The fear is not unfounded. When Juan and his wife reported his son’s abuse a year after it took place in 2010, the family were bombarded with threats that forced them to move house in 2013, said Cautrecosas.
“We got calls with the caller remaining silent then putting the phone down and we were stopped in the street by a sinister figure rubbing his hands and telling us we would pay for what we were doing. The school did nothing and took the side of the priest who got 11 years, which the Supreme Court reduced to two,” he says.
When Emiliano reported his abuse several years ago, he says the bishop allowed his surviving abuser to take him to court for making false accusations. His more recent checkered past was brought up and he was depicted as a delinquent on the make.
Varona suggests that the figure of 0.8% is just the tip of the iceberg.
“Given this is from 1950 — when Franco was in power and there were many religious schools — it is not credible,” she says.
But Spain’s Catholic Church insists any abuse is exceptional. On top of which, bishops have declared themselves pioneers in getting to the bottom of any allegations with a ground-breaking set of rules to bolster the support offered by their Offices for the Protection of Minors, which were set up in March 2020 in each of Spain’s 70 dioceses on the orders of Pope Francis.
But Juan Cuatrecasos from ANIR is incensed by their claims.
“It is not acceptable for them to boast about alleged anti-paedophilia norms, declaring themselves pioneers, when it is already well known that their attitude of not being pro-active in the investigation of their crimes betrays them,” he says. “It is shameful and intolerable that they continue to deny and conceal the truth. November 20 is Universal Children’s Day; it would have been an act of humanity and empathy if they had taken this into account before disrespecting children and their rights again.”
Regarding the Offices for the Protection of Minors, Varona says, “I know from victims that have gone to these offices that they don’t feel well-treated. You have to create an independent entity like Ireland’s Towards Healing.”
So will Spain’s Catholic Church be persuaded to launch an investigation? After all, the hymn La Muerte no es el Final, composed by the late priest Ceráreo Gabaráin, who was accused of multiple cases of abuse while teaching at the Maristas religious school in Madrid, is still played by the Spanish Armed Forces and sung by King Felipe VI on National Day, with suggestions it should be banned met with incredulity.
“Such a conviction would be medieval,” said spokesman Argüello after the US banned it in August.
Enrique mentions the 2015 movie Spotlight, the true story of how the Boston Globe flagged up the child abuse within the local Catholic Archdiocese and says he feels sad the same thing won’t happen in Spain.
“Any change here will be to a lesser extent,” he says. “The transition hasn’t been completed, culturally speaking.

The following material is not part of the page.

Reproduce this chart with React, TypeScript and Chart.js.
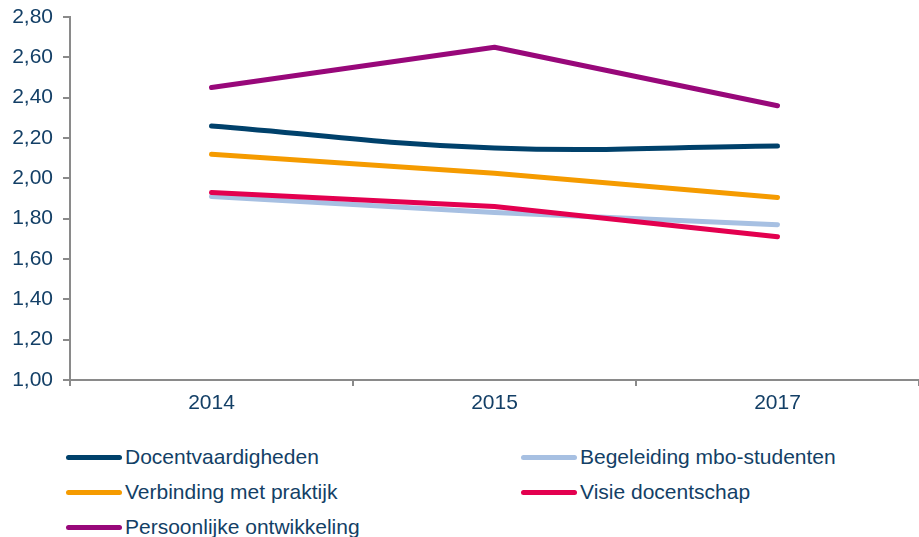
import React, { useEffect, useRef } from "react";
import { Chart, registerables } from "chart.js";

Chart.register(...registerables);

const categories = ["2014", "2015", "2017"];
const seriesNames = [
  "Docentvaardigheden",
  "Begeleiding mbo-studenten",
  "Verbinding met praktijk",
  "Visie docentschap",
  "Persoonlijke ontwikkeling",
];
const docentvaardigheden = [2.26, 2.15, 2.16];
const begeleiding = [1.91, 1.83, 1.77];
const verbinding = [2.12, 2.025, 1.905];
const visie = [1.93, 1.86, 1.71];
const persoonlijk = [2.45, 2.65, 2.36];
const seriesColors = ["#00416B", "#A7C0E2", "#F59B00", "#E3004F", "#98087A"];
const yMin = 1.0;
const yMax = 2.8;
const yStep = 0.2;

const FONT = "'Liberation Sans', Arial, sans-serif";
const TEXT = "#133F66";
const AXIS = "#8A8A8A";

export default function App() {
  const ref = useRef<HTMLCanvasElement | null>(null);

  useEffect(() => {
    if (!ref.current) return;
    const values = [docentvaardigheden, begeleiding, verbinding, visie, persoonlijk];
    const chart = new Chart(ref.current, {
      type: "line",
      data: {
        labels: categories,
        datasets: values.map((v, i) => ({
          label: seriesNames[i],
          data: v,
          borderColor: seriesColors[i],
          backgroundColor: seriesColors[i],
          borderWidth: 5,
          pointRadius: 0,
          borderCapStyle: "round" as const,
          borderJoinStyle: "round" as const,
          tension: i === 0 ? 0.4 : 0,
          order: i === 1 ? 10 : i,
        })),
      },
      options: {
        animation: false,
        responsive: false,
        maintainAspectRatio: false,
        layout: { padding: { top: 17, left: 0, right: 0, bottom: 0 } },
        plugins: { legend: { display: false }, tooltip: { enabled: false } },
        scales: {
          x: {
            offset: true,
            grid: {
              display: true,
              drawOnChartArea: false,
              offset: true,
              tickLength: 6,
              color: AXIS,
              lineWidth: 2,
            },
            border: { display: true, color: AXIS, width: 2 },
            ticks: { color: TEXT, font: { family: FONT, size: 21 }, padding: 5 },
            afterFit: (s: any) => {
              s.height = 40;
              s.paddingLeft = 0;
              s.paddingRight = 0;
            },
          },
          y: {
            min: yMin,
            max: yMax,
            grid: {
              display: true,
              drawOnChartArea: false,
              tickLength: 7,
              color: AXIS,
              lineWidth: 2,
            },
            border: { display: true, color: AXIS, width: 2 },
            ticks: {
              stepSize: yStep,
              color: TEXT,
              font: { family: FONT, size: 21 },
              padding: 10,
              callback: (v: any) => Number(v).toFixed(2).replace(".", ","),
            },
            afterFit: (s: any) => {
              s.width = 70;
              s.paddingTop = 0;
              s.paddingBottom = 0;
            },
          },
        },
      },
    });
    return () => chart.destroy();
  }, []);

  return (
    <div style={{ position: "absolute", left: 0, top: 0, width: 919, height: 537, background: "#fff" }}>
      <canvas ref={ref} width={919} height={420} style={{ display: "block", width: 919, height: 420 }} />
      {seriesNames.map((name, i) => {
        const col = i % 2;
        const row = Math.floor(i / 2);
        const x = col ? 521 : 66;
        const y = 457 + row * 35;
        return (
          <div
            key={name}
            style={{
              position: "absolute",
              left: x,
              top: y - 14,
              height: 28,
              display: "flex",
              alignItems: "center",
              whiteSpace: "nowrap",
            }}
          >
            <span
              style={{
                display: "inline-block",
                width: 56,
                height: 5,
                borderRadius: 3,
                background: seriesColors[i],
                marginRight: 3,
              }}
            />
            <span style={{ fontFamily: FONT, fontSize: 21, color: TEXT }}>{name}</span>
          </div>
        );
      })}
    </div>
  );
}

There are still many taboos; we’re not a free-thinking society; not a full democracy. It’s well known that you better watch out if you’re taking issue with the clergy, and when people want to say you’ve come up against a brick wall, there’s the Spanish saying ‘You’ve come up against the Church’.”
At the end of the 117th assembly of Spain’s Episcopal Conference, some of the alleged victims may be feeling exactly that.
Euronews asked Spain’s Catholic Church to comment on this article but it had not responded by the time of publication.